Leroy Douresseaux of Comic Book Bin stated the volume is "a stylishly violent crime thriller in the vein of Asian film-influenced movies like Pulp Fiction and The Matrix" and that Miwa's art reflects the elegance such a manga needs. He thought that the characters dress well and that most of characters "sport top-of-the-line hair styles". The series is not empty either. Douresseaux called the series "visually sharp" and said that it bears some weight behind each swing.
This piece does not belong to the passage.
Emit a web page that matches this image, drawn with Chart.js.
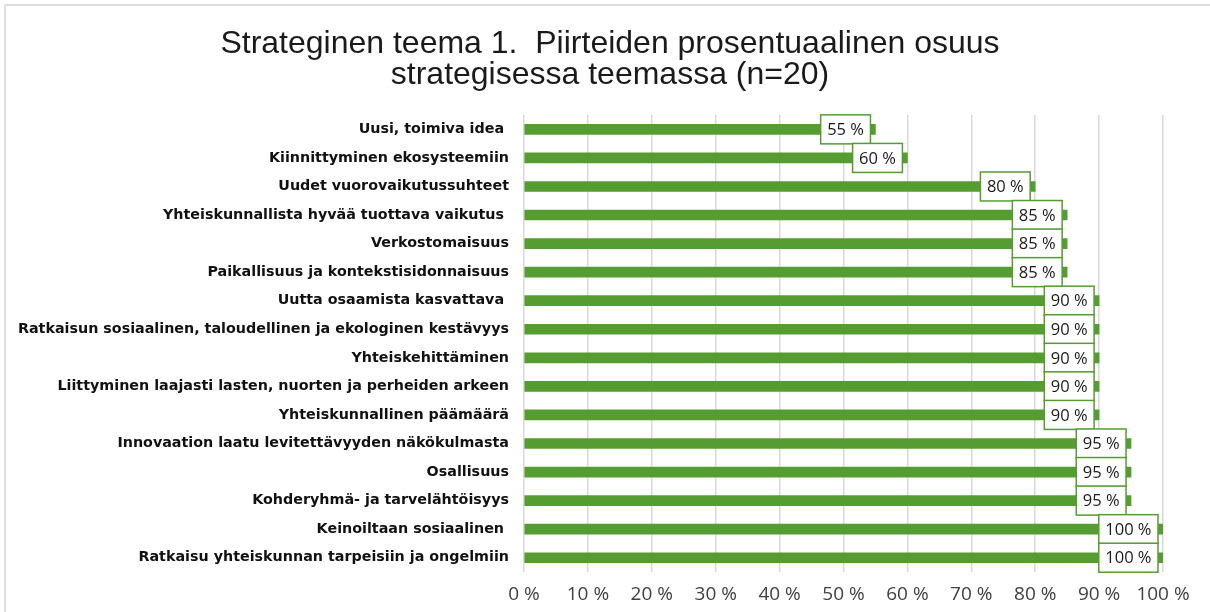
<!DOCTYPE html>
<html>
<head>
<meta charset="utf-8">
<script src="https://cdn.jsdelivr.net/npm/chart.js@4.4.1/dist/chart.umd.min.js"></script>
<style>
    body { margin: 0; background: #ffffff; }
    #frame {
        position: absolute; left: 4px; top: 4px; width: 1206px; height: 608px;
        border-top: 2px solid #dedede; border-left: 2px solid #dedede;
        box-sizing: border-box;
    }
    #chart { position: absolute; left: 0; top: 0; }
</style>
</head>
<body>
<div id="frame"></div>
<canvas id="chart" width="1210" height="612"></canvas>
<script>
// ===== DATA =====
const categories = [
    'Uusi, toimiva idea ',
    'Kiinnittyminen ekosysteemiin',
    'Uudet vuorovaikutussuhteet',
    'Yhteiskunnallista hyvää tuottava vaikutus ',
    'Verkostomaisuus',
    'Paikallisuus ja kontekstisidonnaisuus',
    'Uutta osaamista kasvattava ',
    'Ratkaisun sosiaalinen, taloudellinen ja ekologinen kestävyys',
    'Yhteiskehittäminen',
    'Liittyminen laajasti lasten, nuorten ja perheiden arkeen',
    'Yhteiskunnallinen päämäärä',
    'Innovaation laatu levitettävyyden näkökulmasta',
    'Osallisuus',
    'Kohderyhmä- ja tarvelähtöisyys',
    'Keinoiltaan sosiaalinen ',
    'Ratkaisu yhteiskunnan tarpeisiin ja ongelmiin'
];
const shares = [55, 60, 80, 85, 85, 85, 90, 90, 90, 90, 90, 95, 95, 95, 100, 100];
const xTicks = [0, 10, 20, 30, 40, 50, 60, 70, 80, 90, 100];

const titleLines = [
    'Strateginen teema 1.  Piirteiden prosentuaalinen osuus',
    'strategisessa teemassa (n=20)'
];

const GREEN = '#559d30';

// ===== VALUE LABEL BOXES =====
const valueBoxes = {
    id: 'valueBoxes',
    afterDatasetsDraw(chart) {
        const ctx = chart.ctx;
        const meta = chart.getDatasetMeta(0);
        ctx.save();
        ctx.font = '16.5px "Open Sans", Arial, sans-serif';
        ctx.textAlign = 'center';
        ctx.textBaseline = 'middle';
        meta.data.forEach((bar, i) => {
            const text = shares[i] + ' %';
            const w = ctx.measureText(text).width + 13;
            const h = 29;
            const right = bar.x - 5;
            const left = right - w;
            const top = bar.y - h / 2;
            ctx.fillStyle = '#ffffff';
            ctx.fillRect(left, top, w, h);
            ctx.strokeStyle = GREEN;
            ctx.lineWidth = 1.5;
            ctx.strokeRect(left, top, w, h);
            ctx.fillStyle = '#1a1a1a';
            ctx.fillText(text, left + w / 2, bar.y + 1);
        });
        ctx.restore();
    }
};

// ===== CHART =====
new Chart(document.getElementById('chart'), {
    type: 'bar',
    data: {
        labels: categories,
        datasets: [{
            data: shares,
            backgroundColor: GREEN,
            barThickness: 10
        }]
    },
    options: {
        indexAxis: 'y',
        responsive: false,
        animation: false,
        layout: { padding: { left: 10, right: 0, top: 0, bottom: 0 } },
        plugins: {
            legend: { display: false },
            tooltip: { enabled: false },
            title: {
                display: true,
                text: titleLines,
                color: '#1a1a1a',
                font: { family: '"Liberation Sans", Arial, sans-serif', size: 32, weight: 'normal', lineHeight: 0.97 },
                padding: { top: 29, bottom: 24 }
            }
        },
        scales: {
            x: {
                min: 0,
                max: 100,
                afterBuildTicks: s => { s.ticks = xTicks.map(v => ({ value: v })); },
                afterFit: s => { s.height = 40; },
                grid: { color: '#d9d9d9', lineWidth: 1.5, drawTicks: false },
                border: { display: false },
                ticks: {
                    color: '#404040',
                    padding: 11,
                    font: { family: '"Open Sans", Arial, sans-serif', size: 19 },
                    callback: v => v + ' %'
                }
            },
            y: {
                afterFit: s => { s.width = 514; },
                grid: { display: false, drawTicks: false },
                border: { display: false },
                ticks: {
                    color: '#111111',
                    padding: 15,
                    font: { family: '"DejaVu Sans", Verdana, sans-serif', size: 14.3, weight: 'bold' }
                }
            },
            // empty axis on the right only reserves the margin after 100 %
            right: {
                position: 'right',
                afterFit: s => { s.width = 47; },
                grid: { display: false, drawTicks: false },
                border: { display: false },
                ticks: { display: false }
            }
        }
    },
    plugins: [valueBoxes]
});
</script>
</body>
</html>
He commented that Garth Ennis fans and fans of violent anime will like the series.

Manga Recon's Ken Haley stated that although all four stories in the volume were enjoyable and entertaining, the fourth story involving Heine "feels cut off and adrift from the other three" because it incorporated science fiction elements the other three did not hint at. He felt that Miwa's artwork is engaging and the characters designs are interesting and "contemporary with a vague hint of industrial/goth at times". Miwa's use of heavy blacks and stark whites reminded Haley of Shou Tajima, illustrator of Multiple Personality Detective Psycho, although there is no further similarity. He said that Miwa's style is dynamic and the action sequences are "fast-paced and kinetic" because of liberal use of extreme depth cues, an artistic technique which exaggerates the sense of distance. However, the technique does seem a bit overused as it is used in every action sequence, causing it to lose impact. Haley commented that Miwa used the technique in a satirical manner and, if so, "it worked". He praised the lack of backgrounds as they give the stories a "universal feeling" and allows them to be set in any modern-day city. However, the lack of backgrounds means that important setting information needs to be expressed through dialogue. Despite this, Haley is curious to see what will happen next and how the plots will connect to one another.